Rotating Cylinder Electrode (RCE)
Definition - What does Rotating Cylinder Electrode (RCE) mean?
A rotating cylinder electrode (RCE) is a piece of equipment used to measure the corrosion rate in materials subjected to flowing liquids. RCEs are typically part of a three-electrode system that consists of a rotating electrode, a counter electrode and a reference electrode. The rotating cylindrical electrode stirs the fluid against the reference and counter electrodes. The equipment then measures specific parameters with respect to the flow rate of the liquid.
Corrosionpedia explains Rotating Cylinder Electrode (RCE)

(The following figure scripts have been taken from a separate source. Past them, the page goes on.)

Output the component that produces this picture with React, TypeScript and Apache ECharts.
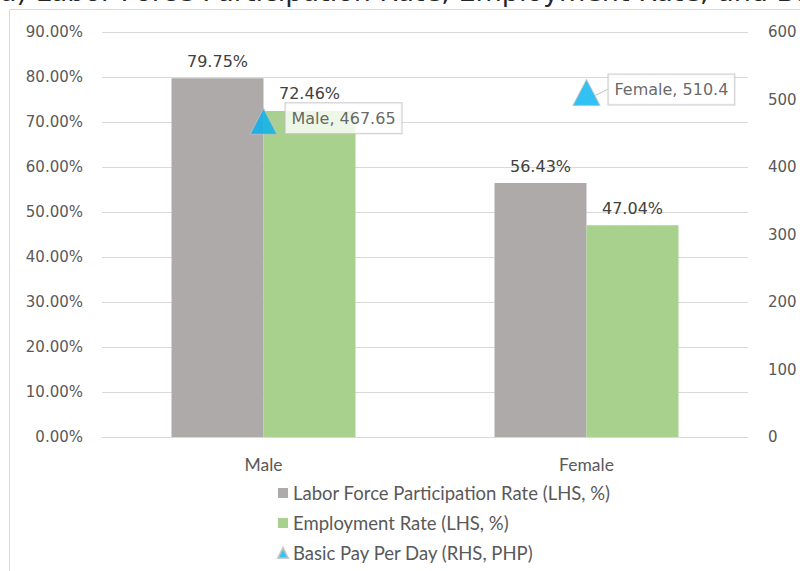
import React, { useEffect, useRef } from "react";
import * as echarts from "echarts";

const categories = ["Male", "Female"];
const lfpr = [79.75, 56.43];
const empRate = [72.46, 47.04];
const basicPay = [467.65, 510.4];
const leftTicks = { min: 0, max: 90, interval: 10 };
const rightTicks = { min: 0, max: 600, interval: 100 };
const titleText = "a) Labor Force Participation Rate, Employment Rate, and Basic Pay Per Day";

export default function App() {
  const ref = useRef<HTMLDivElement>(null);
  useEffect(() => {
    if (!ref.current) return;
    const chart = echarts.init(ref.current, null, { renderer: "svg" });
    const font = "Lato, 'Open Sans', sans-serif";
    const numFont = "'DejaVu Sans', sans-serif";
    const textColor = "#595959";
    chart.setOption({
      animation: false,
      textStyle: { fontFamily: font },
      graphic: [
        { type: "line", shape: { x1: 9.5, y1: 9.5, x2: 800, y2: 9.5 }, style: { stroke: "#d9d9d9", lineWidth: 1 } },
        { type: "line", shape: { x1: 9.5, y1: 9.5, x2: 9.5, y2: 571 }, style: { stroke: "#d9d9d9", lineWidth: 1 } },
        {
          type: "text",
          left: 0,
          top: -22,
          style: { text: titleText, fontSize: 27, fontFamily: numFont, fill: "#262626" },
        },
      ],
      grid: { left: 102, right: 52, top: 32, bottom: 134 },
      legend: {
        orient: "vertical",
        left: 277,
        top: 483,
        padding: 0,
        itemWidth: 10,
        itemHeight: 10,
        itemGap: 10,
        textStyle: { fontSize: 18.5, color: textColor, fontFamily: font, lineHeight: 20 },
        data: [
          { name: "Labor Force Participation Rate (LHS, %)", icon: "rect" },
          { name: "Employment Rate (LHS, %)", icon: "rect" },
          { name: "Basic Pay Per Day (RHS, PHP)", icon: "triangle" },
        ],
      },
      xAxis: {
        type: "category",
        data: categories,
        axisLine: { lineStyle: { color: "#d9d9d9", width: 1 } },
        axisTick: { show: false },
        axisLabel: { color: textColor, fontSize: 17.5, margin: 18, fontFamily: font },
      },
      yAxis: [
        {
          type: "value",
          ...leftTicks,
          axisLabel: { color: textColor, fontSize: 15, margin: 19, fontFamily: numFont, formatter: (v: number) => v.toFixed(2) + "%" },
          splitLine: { lineStyle: { color: "#d9d9d9", width: 1 } },
          axisLine: { show: false },
          axisTick: { show: false },
        },
        {
          type: "value",
          ...rightTicks,
          axisLabel: { color: textColor, fontSize: 15, margin: 20, fontFamily: numFont },
          splitLine: { show: false },
          axisLine: { show: false },
          axisTick: { show: false },
        },
      ],
      series: [
        {
          name: "Labor Force Participation Rate (LHS, %)",
          type: "bar",
          data: lfpr,
          barWidth: 92,
          barGap: "0%",
          itemStyle: { color: "#AEAAAA" },
          label: { show: true, position: "top", distance: 9, color: "#404040", fontSize: 16, fontFamily: numFont, formatter: (p: any) => p.value.toFixed(2) + "%" },
        },
        {
          name: "Employment Rate (LHS, %)",
          type: "bar",
          data: empRate,
          barWidth: 92,
          barGap: "0%",
          itemStyle: { color: "#A9D18E" },
          label: { show: true, position: "top", distance: 9, color: "#404040", fontSize: 16, fontFamily: numFont, formatter: (p: any) => p.value.toFixed(2) + "%" },
        },
        {
          name: "Basic Pay Per Day (RHS, PHP)",
          type: "scatter",
          yAxisIndex: 1,
          data: basicPay,
          symbol: "triangle",
          symbolSize: [27, 26],
          itemStyle: { color: "#00B0F0", borderColor: "#bfbfbf", borderWidth: 1 },
          label: {
            show: true,
            position: "right",
            distance: 8,
            formatter: (p: any) => `${p.name}, ${p.value}`,
            color: "#404040",
            fontSize: 16,
            fontFamily: numFont,
            backgroundColor: "#ffffff",
            borderColor: "#bfbfbf",
            borderWidth: 1,
            padding: [7, 6, 7, 6],
          },
          labelLine: { show: true, lineStyle: { color: "#bfbfbf", width: 1 } },
          labelLayout: { dy: -3 },
        },
      ],
    });
    return () => chart.dispose();
  }, []);
  return <div ref={ref} style={{ position: "absolute", left: 0, top: 0, width: 800, height: 571 }} />;
}
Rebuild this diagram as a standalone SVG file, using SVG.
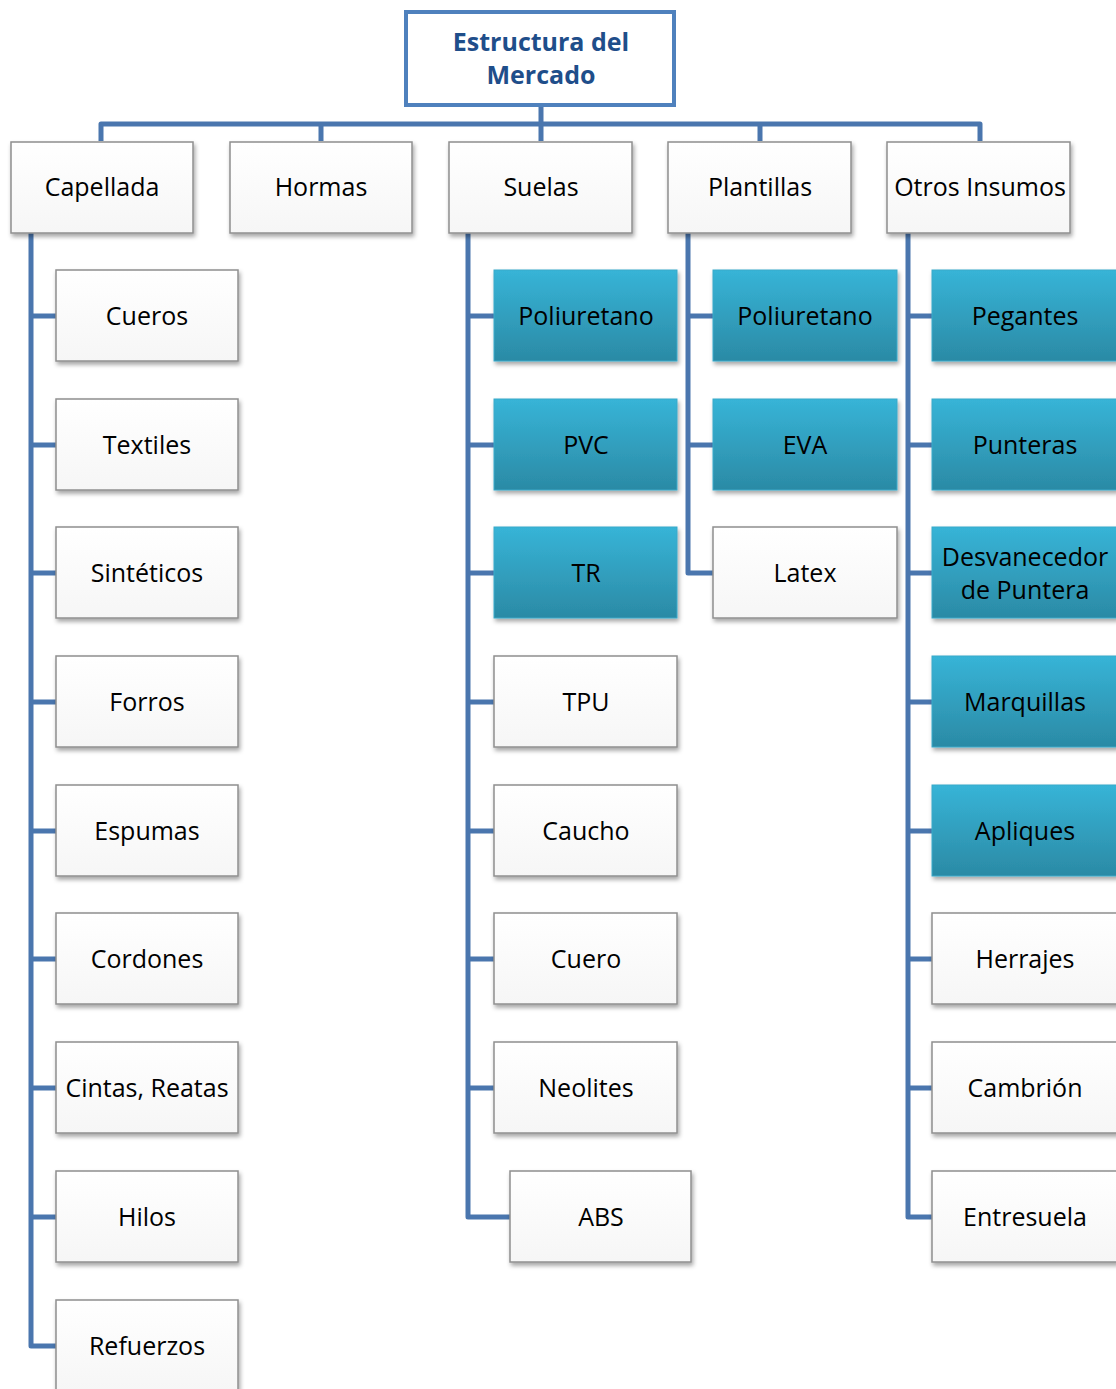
<svg xmlns="http://www.w3.org/2000/svg" width="1116" height="1389" viewBox="0 0 1116 1389">
  <defs>
    <linearGradient id="gWhite" x1="0" y1="0" x2="0" y2="1">
      <stop offset="0" stop-color="#ffffff"/>
      <stop offset="1" stop-color="#f6f6f6"/>
    </linearGradient>
    <linearGradient id="gTeal" x1="0" y1="0" x2="0" y2="1">
      <stop offset="0" stop-color="#37b4d7"/>
      <stop offset="1" stop-color="#2b8aa5"/>
    </linearGradient>
    <filter id="shadow" x="-10%" y="-10%" width="125%" height="130%">
      <feDropShadow dx="1.5" dy="3" stdDeviation="2" flood-color="#000" flood-opacity="0.35"/>
    </filter>
  </defs>
  <style>
    .conn { fill: none; stroke: #4a76ae; stroke-width: 5; stroke-linejoin: round; }
    .box { fill: url(#gWhite); stroke: #8f8f8f; stroke-width: 1.5; filter: url(#shadow); }
    .teal { fill: url(#gTeal); stroke: #3aa9c9; stroke-width: 1; filter: url(#shadow); }
    .root { fill: #ffffff; stroke: #4f81bd; stroke-width: 4; }
    .lbl { font-family: "Open Sans", "Liberation Sans", sans-serif; font-size: 25px; fill: #000; text-anchor: middle; }
    .ttl { font-family: "Open Sans", "Liberation Sans", sans-serif; font-size: 25px; font-weight: bold; fill: #1f4e8a; text-anchor: middle; }
  </style>
  <rect width="1116" height="1389" fill="#ffffff"/>

  <g id="connectors">
    <!-- root to level 1 bus -->
    <path class="conn" d="M541 106 V124 M101 141 V124 H980 V141 M321 124 V141 M541 124 V141 M760 124 V141"/>
    <!-- Capellada -->
    <path class="conn" d="M31 233 V1346 H56 M31 316 H56 M31 445 H56 M31 573 H56 M31 702 H56 M31 831 H56 M31 959 H56 M31 1088 H56 M31 1217 H56"/>
    <!-- Suelas -->
    <path class="conn" d="M468 233 V1217 H510 M468 316 H494 M468 445 H494 M468 573 H494 M468 702 H494 M468 831 H494 M468 959 H494 M468 1088 H494"/>
    <!-- Plantillas -->
    <path class="conn" d="M688 233 V573 H713 M688 316 H713 M688 445 H713"/>
    <!-- Otros Insumos -->
    <path class="conn" d="M908 233 V1217 H932 M908 316 H932 M908 445 H932 M908 573 H932 M908 702 H932 M908 831 H932 M908 959 H932 M908 1088 H932"/>
  </g>

  <g id="root">
    <rect class="root" x="406" y="12" width="268" height="93"/>
    <text class="ttl" x="541" y="51">Estructura del</text>
    <text class="ttl" x="541" y="84">Mercado</text>
  </g>

  <!-- level 1 -->
  <g id="capellada"><rect class="box" x="11" y="142" width="182" height="91"/><text class="lbl" x="102" y="196">Capellada</text></g>
  <g id="hormas"><rect class="box" x="230" y="142" width="182" height="91"/><text class="lbl" x="321" y="196">Hormas</text></g>
  <g id="suelas"><rect class="box" x="449" y="142" width="183" height="91"/><text class="lbl" x="541" y="196">Suelas</text></g>
  <g id="plantillas"><rect class="box" x="668" y="142" width="183" height="91"/><text class="lbl" x="760" y="196">Plantillas</text></g>
  <g id="otros-insumos"><rect class="box" x="887" y="142" width="183" height="91"/><text class="lbl" x="980" y="196">Otros Insumos</text></g>

  <!-- Capellada children -->
  <g id="cueros"><rect class="box" x="56" y="270" width="182" height="91"/><text class="lbl" x="147" y="325">Cueros</text></g>
  <g id="textiles"><rect class="box" x="56" y="399" width="182" height="91"/><text class="lbl" x="147" y="454">Textiles</text></g>
  <g id="sinteticos"><rect class="box" x="56" y="527" width="182" height="91"/><text class="lbl" x="147" y="582">Sintéticos</text></g>
  <g id="forros"><rect class="box" x="56" y="656" width="182" height="91"/><text class="lbl" x="147" y="711">Forros</text></g>
  <g id="espumas"><rect class="box" x="56" y="785" width="182" height="91"/><text class="lbl" x="147" y="840">Espumas</text></g>
  <g id="cordones"><rect class="box" x="56" y="913" width="182" height="91"/><text class="lbl" x="147" y="968">Cordones</text></g>
  <g id="cintas-reatas"><rect class="box" x="56" y="1042" width="182" height="91"/><text class="lbl" x="147" y="1097">Cintas, Reatas</text></g>
  <g id="hilos"><rect class="box" x="56" y="1171" width="182" height="91"/><text class="lbl" x="147" y="1226">Hilos</text></g>
  <g id="refuerzos"><rect class="box" x="56" y="1300" width="182" height="91"/><text class="lbl" x="147" y="1355">Refuerzos</text></g>

  <!-- Suelas children -->
  <g id="suelas-poliuretano"><rect class="teal" x="494" y="270" width="183" height="91"/><text class="lbl" x="586" y="325">Poliuretano</text></g>
  <g id="pvc"><rect class="teal" x="494" y="399" width="183" height="91"/><text class="lbl" x="586" y="454">PVC</text></g>
  <g id="tr"><rect class="teal" x="494" y="527" width="183" height="91"/><text class="lbl" x="586" y="582">TR</text></g>
  <g id="tpu"><rect class="box" x="494" y="656" width="183" height="91"/><text class="lbl" x="586" y="711">TPU</text></g>
  <g id="caucho"><rect class="box" x="494" y="785" width="183" height="91"/><text class="lbl" x="586" y="840">Caucho</text></g>
  <g id="cuero"><rect class="box" x="494" y="913" width="183" height="91"/><text class="lbl" x="586" y="968">Cuero</text></g>
  <g id="neolites"><rect class="box" x="494" y="1042" width="183" height="91"/><text class="lbl" x="586" y="1097">Neolites</text></g>
  <g id="abs"><rect class="box" x="510" y="1171" width="181" height="91"/><text class="lbl" x="601" y="1226">ABS</text></g>

  <!-- Plantillas children -->
  <g id="plantillas-poliuretano"><rect class="teal" x="713" y="270" width="184" height="91"/><text class="lbl" x="805" y="325">Poliuretano</text></g>
  <g id="eva"><rect class="teal" x="713" y="399" width="184" height="91"/><text class="lbl" x="805" y="454">EVA</text></g>
  <g id="latex"><rect class="box" x="713" y="527" width="184" height="91"/><text class="lbl" x="805" y="582">Latex</text></g>

  <!-- Otros Insumos children -->
  <g id="pegantes"><rect class="teal" x="932" y="270" width="186" height="91"/><text class="lbl" x="1025" y="325">Pegantes</text></g>
  <g id="punteras"><rect class="teal" x="932" y="399" width="186" height="91"/><text class="lbl" x="1025" y="454">Punteras</text></g>
  <g id="desvanecedor"><rect class="teal" x="932" y="527" width="186" height="91"/><text class="lbl" x="1025" y="566">Desvanecedor</text><text class="lbl" x="1025" y="599">de Puntera</text></g>
  <g id="marquillas"><rect class="teal" x="932" y="656" width="186" height="91"/><text class="lbl" x="1025" y="711">Marquillas</text></g>
  <g id="apliques"><rect class="teal" x="932" y="785" width="186" height="91"/><text class="lbl" x="1025" y="840">Apliques</text></g>
  <g id="herrajes"><rect class="box" x="932" y="913" width="186" height="91"/><text class="lbl" x="1025" y="968">Herrajes</text></g>
  <g id="cambrion"><rect class="box" x="932" y="1042" width="186" height="91"/><text class="lbl" x="1025" y="1097">Cambrión</text></g>
  <g id="entresuela"><rect class="box" x="932" y="1171" width="186" height="91"/><text class="lbl" x="1025" y="1226">Entresuela</text></g>
</svg>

Liquid flow rates can affect the corrosion rates of metals in some environments. This can be due to several mechanisms, including the mass transfer of reactants or impingement of fluid or slurry particles on the surface. Therefore, controlled-flow laboratory tests, such as with a rotating cylinder electrode (RCE), are useful for studying the effects of flow-assisted corrosion (FAC). The results from RCE tests are valuable for assessing cathodic protection systems, corrosion inhibitors and protective coatings.
One of the main benefits of using RCE equipment is its ability to evaluate the effects of fluid velocity on corrosion while requiring relatively small amounts of test liquid. RCE is also renowned for its ability to generate uniform flow, controlled mass transport rates and uniform current distribution.